Arbuthnot Banking Group plc (LON:ARBB) 2022 results delivered the expected strong profit and franchise growth (pre-tax profit up from £4.6m to £20m). Core business profitability increased primarily because of widening spreads increasing the value of deposits. Core credit quality remained good. The scale of growth has been driven by the way in which ABG has managed its franchise, building a relationship bank with less price-sensitive deposits. In recent years, Arbuthnot Banking Group has invested in multiple, new, specialised SME financing businesses. These delivered franchise/profit growth in 2022. There is no Silicon Valley Bank (SVB) read-across. The dividend rose by more than expected, and the medium-term Return on Capital (RoC ) target was achieved early.
- New franchise growth: Asset-Backed Lending profits grew from £4.7m to £5.2m. RAF lending increased from £97m to £134m. Excluding the gain on purchase, Asset Alliance saw losses reduce from £4.8m to £2.1m. Internal funding costs grew by £8.8m, giving a £10m total 2022 “new unit” profit uplift.
- Balance sheet strength: End-2022 loans were £2.04bn (2021: £1.87bn), and deposits were £3.09bn (2021: £2.84bn). Unlike SVB, surplus liquidity is deployed primarily in accounts with the Bank of England (£0.7bn), and not in mis-matched duration government bonds. The total capital ratio was 14.0% (2021: 14.9%).
- Valuation: Our multiple approaches see a broad range of valuations: £11.58 DDM, £27.46 SOTP and £23.15 GGM. The average is £20.73, up from £16.67, reflecting the results, and moving forward the base year. Trading at 66% of NAV is anomalous with above cost of capital returns.
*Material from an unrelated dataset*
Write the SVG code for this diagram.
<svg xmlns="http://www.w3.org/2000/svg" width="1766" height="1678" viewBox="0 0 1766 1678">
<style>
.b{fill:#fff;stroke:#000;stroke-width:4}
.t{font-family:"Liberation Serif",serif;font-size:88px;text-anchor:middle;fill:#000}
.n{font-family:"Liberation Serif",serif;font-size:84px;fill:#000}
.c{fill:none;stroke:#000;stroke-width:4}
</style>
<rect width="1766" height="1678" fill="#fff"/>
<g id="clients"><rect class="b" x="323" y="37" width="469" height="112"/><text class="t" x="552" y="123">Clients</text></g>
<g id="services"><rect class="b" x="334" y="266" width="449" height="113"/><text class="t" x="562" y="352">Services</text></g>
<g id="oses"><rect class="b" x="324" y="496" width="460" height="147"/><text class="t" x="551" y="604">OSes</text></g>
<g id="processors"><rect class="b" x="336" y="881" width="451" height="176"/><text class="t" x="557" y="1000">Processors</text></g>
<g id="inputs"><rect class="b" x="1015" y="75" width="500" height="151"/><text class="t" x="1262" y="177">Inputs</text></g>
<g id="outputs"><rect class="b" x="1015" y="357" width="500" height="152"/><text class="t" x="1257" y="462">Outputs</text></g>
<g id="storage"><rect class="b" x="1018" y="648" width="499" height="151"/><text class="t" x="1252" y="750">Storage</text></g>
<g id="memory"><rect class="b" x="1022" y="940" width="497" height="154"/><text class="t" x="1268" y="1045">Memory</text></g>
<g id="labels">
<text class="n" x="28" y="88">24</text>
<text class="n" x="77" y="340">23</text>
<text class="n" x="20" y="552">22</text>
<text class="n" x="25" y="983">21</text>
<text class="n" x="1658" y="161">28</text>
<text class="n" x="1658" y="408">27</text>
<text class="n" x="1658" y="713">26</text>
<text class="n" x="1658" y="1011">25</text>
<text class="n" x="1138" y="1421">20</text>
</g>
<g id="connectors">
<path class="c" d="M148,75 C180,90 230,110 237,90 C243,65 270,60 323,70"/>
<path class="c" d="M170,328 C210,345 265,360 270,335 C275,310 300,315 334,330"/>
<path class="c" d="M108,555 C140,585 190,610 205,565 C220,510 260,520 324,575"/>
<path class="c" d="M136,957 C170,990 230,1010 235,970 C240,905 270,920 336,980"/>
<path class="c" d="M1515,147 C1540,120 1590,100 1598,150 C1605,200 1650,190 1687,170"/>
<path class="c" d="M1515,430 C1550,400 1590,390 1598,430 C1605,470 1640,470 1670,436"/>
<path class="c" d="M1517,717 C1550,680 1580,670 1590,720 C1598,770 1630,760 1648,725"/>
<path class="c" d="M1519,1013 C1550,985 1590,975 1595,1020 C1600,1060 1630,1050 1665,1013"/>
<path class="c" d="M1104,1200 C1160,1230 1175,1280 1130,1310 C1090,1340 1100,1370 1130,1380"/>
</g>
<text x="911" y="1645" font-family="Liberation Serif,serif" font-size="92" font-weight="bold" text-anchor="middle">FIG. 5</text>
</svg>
- Risks: The trend, and level, of interest rates will determine short-term profitability. Credit is a risk, but all the metrics remain positive. ABG is very conservative in lending. Its financial strength means that it can take time to optimise recoveries. Other risks include reputation, regulation and compliance.
- Investment summary: ABG offers strong-franchise and continuing-business (normalised) profit growth. Its balance sheet strength gives it a number of wide-ranging options to develop organic and inorganic opportunities. The latter are likely to increase in uncertain times. Management has been innovative, but also very conservative, in managing risk. Having a profitable, well-funded, well-capitalised and strongly growing bank priced below book value is an anomaly.